Layer of deep cervical fascia that surrounds the vertebral column

The prevertebral fascia (also known as prevertebral layer of cervical fascia or vertebral fascia) is the layer of deep cervical fascia that surrounds the vertebral column. It is the deepest layer of deep cervical fascia.

It encloses the sympathetic trunk, brachial plexus, phrenic nerve, prevertebral muscles, and the cervical vertebral column.

==Anatomy==
The prevertebral fascia extends medially behind the carotid vessels, where it assists in forming their sheath, and passes in front of the prevertebral muscles.

The prevertebral fascia is fixed above to the base of the skull, and below it extends behind the esophagus into the posterior mediastinal cavity of the thorax. It descends in front of the longus colli muscles.

The prevertebral fascia is prolonged downward and laterally behind the carotid vessels and in front of the scalene muscles. It forms a sheath for the brachial nerves, subclavian artery, and subclavian vein in the posterior triangle of the neck; it is continued under the clavicle as the axillary sheath and is attached to the deep surface of the coracoclavicular fascia.

=== Relations ===
The prevertebral fascia represents the floor of the posterior triangle of the neck.

The cervical sympathetic trunk lies upon it.

The prevertebral fascia borders the vertebral compartment of the neck.

It forms the posterior limit of a fibrous compartment, which contains the larynx and trachea, the thyroid gland, and the pharynx and esophagus.

Parallel to the carotid sheath and along its medial aspect the prevertebral fascia gives off a thin lamina, the buccopharyngeal fascia, which closely invests the constrictor muscles of the pharynx, and is continued forward from the constrictor pharyngis superior on to the buccinator.

Anterior to it, the alar (retrovisceral) fascia is attached to it by loose connective tissue only, and thus an easily distended space, the retropharyngeal space, is found between them.

Immediately anteroposteriorly the clavicle an areolar space exists between the investing layer and the sheath of the subclavian vessels, and in this space are found the lower part of the external jugular vein, the descending clavicular nerves, the transverse scapular and transverse cervical vessels, and the inferior belly of the omohyoid muscle.

This space is limited below by the fusion of the coracoclavicular fascia with the anterior wall of the axillary sheath.

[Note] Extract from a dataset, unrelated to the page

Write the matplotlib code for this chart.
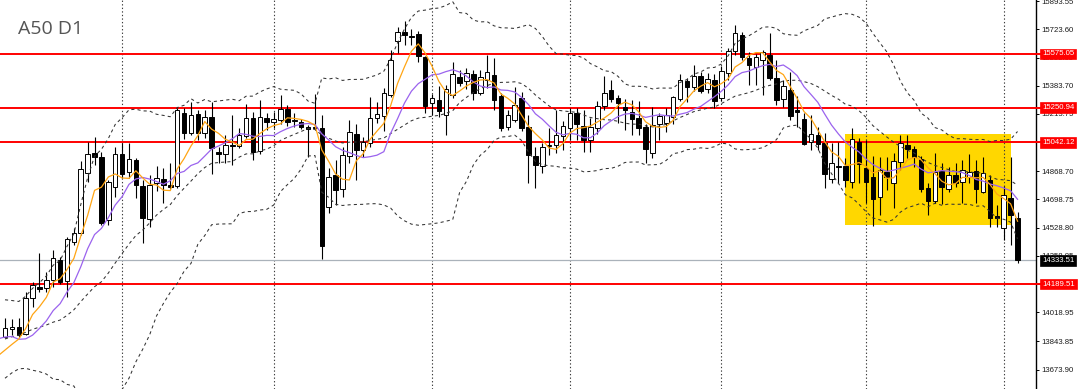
import numpy as np
import pandas as pd
import matplotlib
matplotlib.use("Agg")
import matplotlib.pyplot as plt
from matplotlib.transforms import blended_transform_factory
from matplotlib.patches import Rectangle
from matplotlib.lines import Line2D

# ---------------- data (A50, daily) ----------------
opens = [
    13870, 13919, 13931, 13888, 14105, 14171, 14165, 14214, 14334, 14208,
    14443, 14497, 14858, 14979, 14955, 14575, 14774, 14973, 14864, 14937,
    14780, 14581, 14798, 14822, 14786, 14780, 15220, 15099, 15214, 15099,
    15196, 14985, 14973, 15027, 15021, 15081, 15190, 14991, 15190, 15165,
    15177, 15244, 15171, 15165, 15135, 15135, 15129, 14653, 14846, 14762,
    14961, 15093, 14997, 15039, 15190, 15202, 15328, 15653, 15708, 15686,
    15696, 15557, 15280, 15298, 15208, 15328, 15437, 15412, 15455, 15340,
    15418, 15449, 15322, 15135, 15177, 15310, 15135, 14961, 14900, 15021,
    15027, 15081, 15129, 15220, 15141, 15057, 15129, 15262, 15358, 15310,
    15256, 15226, 15190, 15135, 14979, 15153, 15159, 15196, 15304, 15412,
    15376, 15443, 15364, 15418, 15310, 15461, 15593, 15690, 15551, 15497,
    15539, 15569, 15430, 15304, 15358, 15238, 15183, 15045, 15087, 15039,
    14822, 14903, 14900, 14804, 15045, 14888, 14834, 14714, 14864, 14798,
    14924, 15027, 15003, 14943, 14768, 14690, 14870, 14762, 14846, 14804,
    14834, 14870, 14744, 14816, 14599, 14527, 14708, 14587]
highs = [
    13985, 13979, 13985, 14141, 14202, 14376, 14262, 14394, 14352, 14473,
    14527, 14930, 15045, 15075, 14985, 14816, 15015, 15039, 15039, 14949,
    14816, 14846, 14900, 14888, 14918, 15250, 15250, 15286, 15238, 15238,
    15286, 15015, 15087, 15208, 15129, 15274, 15226, 15298, 15220, 15226,
    15328, 15268, 15220, 15183, 15147, 15334, 15208, 14888, 14937, 15015,
    15177, 15153, 15075, 15316, 15286, 15370, 15599, 15738, 15774, 15726,
    15714, 15563, 15334, 15382, 15388, 15527, 15479, 15491, 15479, 15479,
    15569, 15551, 15340, 15238, 15376, 15346, 15208, 15015, 15039, 15129,
    15238, 15171, 15250, 15250, 15238, 15190, 15292, 15442, 15418, 15328,
    15304, 15298, 15292, 15153, 15256, 15220, 15250, 15322, 15455, 15430,
    15509, 15467, 15461, 15455, 15503, 15611, 15750, 15708, 15587, 15575,
    15599, 15702, 15539, 15418, 15467, 15322, 15220, 15208, 15135, 15099,
    15039, 15045, 14949, 15129, 15069, 15057, 14961, 14955, 14955, 14979,
    15087, 15087, 15021, 14961, 14798, 14979, 14918, 14894, 14918, 14937,
    14973, 14937, 14955, 14846, 14665, 14780, 14955, 14623]
lows = [
    13864, 13882, 13870, 13882, 14051, 14141, 14141, 14171, 14190, 14111,
    14424, 14485, 14804, 14906, 14545, 14545, 14714, 14828, 14828, 14708,
    14437, 14533, 14750, 14677, 14762, 14768, 15063, 15087, 15057, 15069,
    14852, 14918, 14918, 14906, 15009, 15069, 14937, 14973, 15117, 15129,
    15153, 15141, 15135, 15123, 14955, 15117, 14340, 14617, 14665, 14714,
    14918, 14816, 14955, 15015, 15159, 15111, 15316, 15581, 15629, 15629,
    15527, 15220, 15208, 15196, 15087, 15310, 15382, 15364, 15298, 15328,
    15370, 15238, 15111, 15117, 15165, 15111, 14798, 14768, 14858, 14967,
    14979, 14997, 15057, 15057, 14985, 14985, 15093, 15238, 15286, 15159,
    15117, 15087, 15087, 14918, 14949, 15057, 15105, 15153, 15292, 15286,
    15352, 15340, 15340, 15250, 15292, 15418, 15569, 15539, 15388, 15388,
    15328, 15418, 15268, 15256, 15177, 15135, 15027, 14997, 14997, 14768,
    14798, 14798, 14774, 14768, 14798, 14677, 14539, 14605, 14756, 14647,
    14876, 14949, 14894, 14744, 14605, 14677, 14671, 14744, 14774, 14677,
    14798, 14677, 14738, 14533, 14533, 14455, 14424, 14316]
closes = [
    13925, 13931, 13882, 14105, 14184, 14159, 14214, 14346, 14202, 14461,
    14497, 14882, 14973, 14955, 14557, 14804, 14973, 14852, 14943, 14786,
    14587, 14786, 14828, 14786, 14774, 15238, 15099, 15208, 15099, 15196,
    15009, 14973, 15027, 15021, 15087, 15190, 14985, 15196, 15165, 15183,
    15244, 15165, 15177, 15135, 15123, 15129, 14418, 14834, 14756, 14967,
    15105, 14997, 15045, 15190, 15214, 15340, 15539, 15708, 15690, 15680,
    15563, 15262, 15310, 15232, 15364, 15455, 15400, 15461, 15340, 15437,
    15467, 15298, 15129, 15208, 15268, 15129, 14967, 14906, 15015, 15027,
    15087, 15141, 15220, 15153, 15057, 15135, 15262, 15340, 15304, 15280,
    15238, 15183, 15129, 15003, 15147, 15202, 15208, 15316, 15418, 15376,
    15443, 15352, 15424, 15292, 15473, 15593, 15702, 15557, 15509, 15557,
    15587, 15430, 15298, 15382, 15202, 15226, 15033, 15093, 15033, 14852,
    14918, 14897, 14816, 15063, 14912, 14804, 14702, 14876, 14834, 14930,
    15039, 15003, 14955, 14762, 14690, 14864, 14774, 14846, 14798, 14876,
    14864, 14762, 14858, 14587, 14587, 14726, 14605, 14333.51]

# closes before the visible window (estimated from where the indicator
# lines sit at the left edge of the chart)
prior_closes = [13650, 13700, 13760, 13820, 13900, 13960, 14000, 13950, 13900, 13820,
                13900, 14050, 14080, 13960, 13755, 13760, 13720, 13790, 13762]

level_prices = [15575.05, 15250.94, 15042.12, 14189.51]
current_price = 14333.51
axis_ticks = [15893.55, 15723.60, 15553.65, 15383.70, 15213.75, 15043.80, 14868.70,
              14698.75, 14528.80, 14358.85, 14188.90, 14018.95, 13843.85, 13673.90]
grid_bars = [17, 39, 62, 82, 104, 125, 145]
box_bars = (122, 146)
box_prices = (14545, 15093)
title = "A50 D1"

assert len(opens) == len(highs) == len(lows) == len(closes) == 148

# ---------------- figure ----------------
W, H, DPI = 1080, 389, 100
fig = plt.figure(figsize=(W / DPI, H / DPI), dpi=DPI, facecolor="white")
ax_w_px = 1036
ax = fig.add_axes([0, 0, ax_w_px / W, 1])
ax.set_facecolor("white")

o = np.array(opens, float)
h = np.array(highs, float)
l = np.array(lows, float)
c = np.array(closes, float)
idx = np.arange(len(c))

# indicators
allc = pd.Series(list(prior_closes) + list(closes), dtype=float)
xall = np.arange(-len(prior_closes), len(closes))
sma5 = allc.rolling(5).mean()
sma10 = allc.rolling(10).mean()
mid20 = allc.rolling(20).mean()
std20 = allc.rolling(20).std(ddof=0)
up20 = mid20 + 2 * std20
lo20 = mid20 - 2 * std20

# yellow box
ax.add_patch(Rectangle((box_bars[0], box_prices[0]), box_bars[1] - box_bars[0],
                       box_prices[1] - box_prices[0], facecolor="#FFD700",
                       edgecolor="none", zorder=1))

# vertical grid
for g in grid_bars:
    ax.axvline(g, color="#3c3c3c", lw=0.8, ls=(0, (1.2, 2.0)), zorder=1.5)

# horizontal levels
for lv in level_prices:
    ax.axhline(lv, color="#ff0000", lw=1.4, zorder=2)
ax.axhline(current_price, color="#aab2ba", lw=0.9, zorder=2)

# candles
ax.vlines(idx, l, h, color="black", lw=0.8, zorder=3)
bull = c >= o
bottoms = np.minimum(o, c)
heights = np.maximum(np.abs(c - o), 5)
ax.bar(idx, heights, bottom=bottoms, width=0.66,
       color=np.where(bull, "white", "black"), edgecolor="black",
       linewidth=0.7, zorder=4)

# indicator lines
dash = (0, (3, 3))
ax.plot(xall, up20, color="#333333", lw=0.75, ls=dash, zorder=5)
ax.plot(xall, mid20, color="#333333", lw=0.75, ls=dash, zorder=5)
ax.plot(xall, lo20, color="#333333", lw=0.75, ls=dash, zorder=5)
ax.plot(xall, sma10, color="#9b63ee", lw=0.9, zorder=6)
ax.plot(xall, sma5, color="#ffa514", lw=0.9, zorder=6)

# scales
px_per_bar = 6.888
x0_px = 5
ax.set_xlim(-x0_px / px_per_bar, (ax_w_px - x0_px) / px_per_bar)
ax.set_ylim(13557.0, 15900.3)
ax.set_xticks([])

for s in ("left", "top", "bottom"):
    ax.spines[s].set_visible(False)
ax.spines["right"].set_color("black")
ax.spines["right"].set_linewidth(1.0)
ax.yaxis.tick_right()
ax.set_yticks(axis_ticks)
ax.set_yticklabels([f"{t:.2f}" for t in axis_ticks], fontfamily="Liberation Sans",
                   fontsize=5.6, color="#1a1a1a")
ax.tick_params(axis="y", length=2.2, width=0.7, color="black", pad=2.0)

# price labels
tr = blended_transform_factory(ax.transAxes, ax.transData)
xfrac = 1 + 6.0 / ax_w_px
for lv in level_prices:
    ax.add_line(Line2D([1.0, xfrac], [lv, lv], transform=tr, color="#ff0000",
                       lw=1.4, clip_on=False, zorder=7))
    ax.text(xfrac, lv, f"{lv:.2f}", transform=tr, ha="left", va="center",
            fontfamily="Liberation Sans", fontsize=5.6, color="white", zorder=8,
            bbox=dict(boxstyle="square,pad=0.25", facecolor="#ff0000",
                      edgecolor="#ff0000", lw=0.5), clip_on=False)
ax.text(xfrac, current_price, f"{current_price:.2f}", transform=tr, ha="left",
        va="center", fontfamily="Liberation Sans", fontsize=5.6, color="white",
        zorder=8, bbox=dict(boxstyle="square,pad=0.25", facecolor="black",
                            edgecolor="black", lw=0.5), clip_on=False)

# title
fig.text(18 / W, 1 - 29 / H, title, ha="left", va="center", fontsize=14,
         fontfamily="Open Sans", color="#555555")

fig.savefig("out.png", dpi=DPI, facecolor="white")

Inferiorly, the prevertebral layer blends with the endothoracic fascia peripherally and fuses with the anterior longitudinal ligament centrally at approximately the level of the T3 vertebra. Due to this, the superior extent of the retropharyngeal space is essentially continuous with the root of the neck, and is termed the danger space. It extends laterally as the axillary sheath.